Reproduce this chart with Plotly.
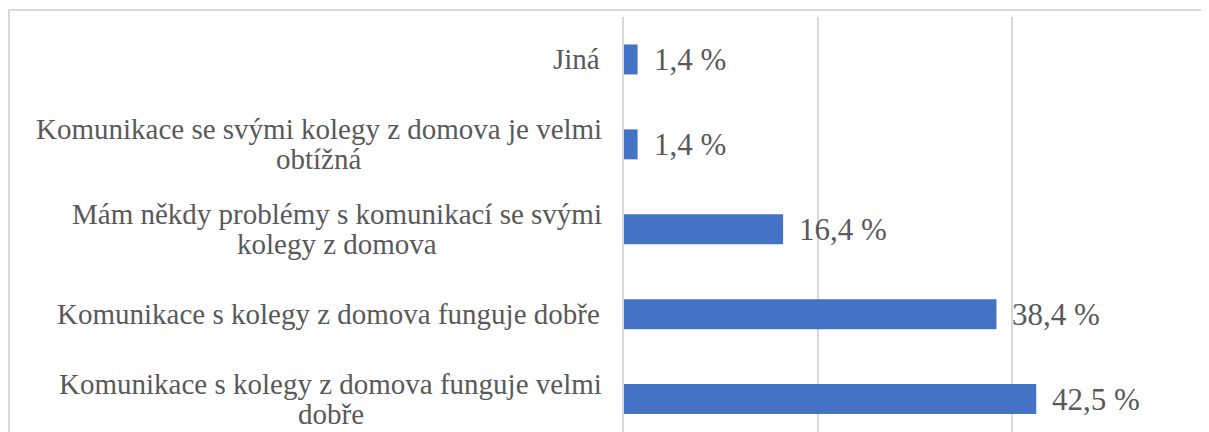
import plotly.graph_objects as go

# Data (bottom -> top)
categories = [
    "Komunikace s kolegy z domova funguje velmi<br>dobře",
    "Komunikace s kolegy z domova funguje dobře",
    "Mám někdy problémy s komunikací se svými<br>kolegy z domova",
    "Komunikace se svými kolegy z domova je velmi<br>obtížná",
    "Jiná",
]
values = [42.5, 38.4, 16.4, 1.4, 1.4]
x_ticks = [0, 20, 40, 60]

# The page body has an 8px default margin; the figure is sized to fit.
W, H = 1201, 424
ML, MR, MT, MB = 616, 3, 9, 0
pw = W - ML - MR
ph = H - MT - MB

TXT = "#595959"
GRID = "#D9D9D9"
FONT = "Liberation Serif"
LABEL_SIZE = 29
LINE_GAP = 30  # px between the two lines of a wrapped label
LABEL_PAD = 22

# Times / Liberation Serif advance widths (per 1000 em) for the label glyphs
_W = {" ": 250, "a": 444, "b": 500, "c": 444, "d": 500, "e": 444, "f": 333,
      "g": 500, "h": 500, "i": 278, "j": 278, "k": 500, "l": 278, "m": 778,
      "n": 500, "o": 500, "p": 500, "r": 333, "s": 389, "t": 278, "u": 500,
      "v": 500, "y": 500, "z": 444, "K": 722, "M": 889, "J": 389, "á": 444,
      "é": 444, "í": 278, "ý": 500, "ě": 444, "ř": 333, "ž": 444}


def text_width(s, size):
    return sum(_W.get(ch, 500) for ch in s) * size / 1000.0


fig = go.Figure(go.Bar(
    x=values, y=categories, orientation="h",
    marker=dict(color="#4472C4", line=dict(width=0)),
    width=0.353, hoverinfo="skip",
))

annotations = []
for c, v in zip(categories, values):
    lines = c.split("<br>")
    if len(lines) == 1:
        annotations.append(dict(
            x=0, xref="paper", y=c, yref="y", xanchor="right", yanchor="middle",
            xshift=-LABEL_PAD, text=c, showarrow=False,
            font=dict(family=FONT, size=LABEL_SIZE, color=TXT),
        ))
    else:
        w0 = max(text_width(s, LABEL_SIZE) for s in lines)
        cx = -LABEL_PAD - w0 / 2.0
        n = len(lines)
        for i, s in enumerate(lines):
            annotations.append(dict(
                x=0, xref="paper", y=c, yref="y", xanchor="center", yanchor="middle",
                xshift=cx, yshift=((n - 1) / 2.0 - i) * LINE_GAP, text=s,
                showarrow=False,
                font=dict(family=FONT, size=LABEL_SIZE, color=TXT),
            ))
    annotations.append(dict(
        x=v, xref="x", y=c, yref="y", xanchor="left", yanchor="middle",
        xshift=14, text=f"{v:.1f}".replace(".", ",") + " %", showarrow=False,
        font=dict(family=FONT, size=31, color=TXT),
    ))

fig.update_layout(
    width=W, height=H,
    margin=dict(l=ML, r=MR, t=MT, b=MB, pad=0),
    paper_bgcolor="white", plot_bgcolor="white",
    showlegend=False,
    annotations=annotations,
    xaxis=dict(range=[0, 60], tickvals=x_ticks, showticklabels=False,
               showgrid=True, gridcolor=GRID, gridwidth=2,
               zeroline=False, showline=False, fixedrange=True),
    yaxis=dict(type="category", categoryorder="array", categoryarray=categories,
               range=[-0.388, 4.5], showticklabels=False, showgrid=False,
               zeroline=False, showline=True, mirror=True, linecolor=GRID,
               linewidth=2, fixedrange=True),
    shapes=[dict(type="rect", xref="paper", yref="paper",
                 x0=(1 - ML) / pw, x1=(W + 10 - ML) / pw,
                 y0=-0.1, y1=1 + (MT - 2) / ph,
                 line=dict(color=GRID, width=2), fillcolor="rgba(0,0,0,0)",
                 layer="below")],
)

fig.write_html("out.html", config={"displayModeBar": False})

☆ ☆ ☆ ☆ ☆ ☆ ☆

_Directions_: In the data above, please extract the lines from the first one through the line with "return sum(_W.get(ch, 500)", exactly, and keep pictures out.

_Task output_:
Reproduce this chart with Plotly.
import plotly.graph_objects as go

# Data (bottom -> top)
categories = [
    "Komunikace s kolegy z domova funguje velmi<br>dobře",
    "Komunikace s kolegy z domova funguje dobře",
    "Mám někdy problémy s komunikací se svými<br>kolegy z domova",
    "Komunikace se svými kolegy z domova je velmi<br>obtížná",
    "Jiná",
]
values = [42.5, 38.4, 16.4, 1.4, 1.4]
x_ticks = [0, 20, 40, 60]

# The page body has an 8px default margin; the figure is sized to fit.
W, H = 1201, 424
ML, MR, MT, MB = 616, 3, 9, 0
pw = W - ML - MR
ph = H - MT - MB

TXT = "#595959"
GRID = "#D9D9D9"
FONT = "Liberation Serif"
LABEL_SIZE = 29
LINE_GAP = 30  # px between the two lines of a wrapped label
LABEL_PAD = 22

# Times / Liberation Serif advance widths (per 1000 em) for the label glyphs
_W = {" ": 250, "a": 444, "b": 500, "c": 444, "d": 500, "e": 444, "f": 333,
      "g": 500, "h": 500, "i": 278, "j": 278, "k": 500, "l": 278, "m": 778,
      "n": 500, "o": 500, "p": 500, "r": 333, "s": 389, "t": 278, "u": 500,
      "v": 500, "y": 500, "z": 444, "K": 722, "M": 889, "J": 389, "á": 444,
      "é": 444, "í": 278, "ý": 500, "ě": 444, "ř": 333, "ž": 444}


def text_width(s, size):
    return sum(_W.get(ch, 500) for ch in s) * size / 1000.0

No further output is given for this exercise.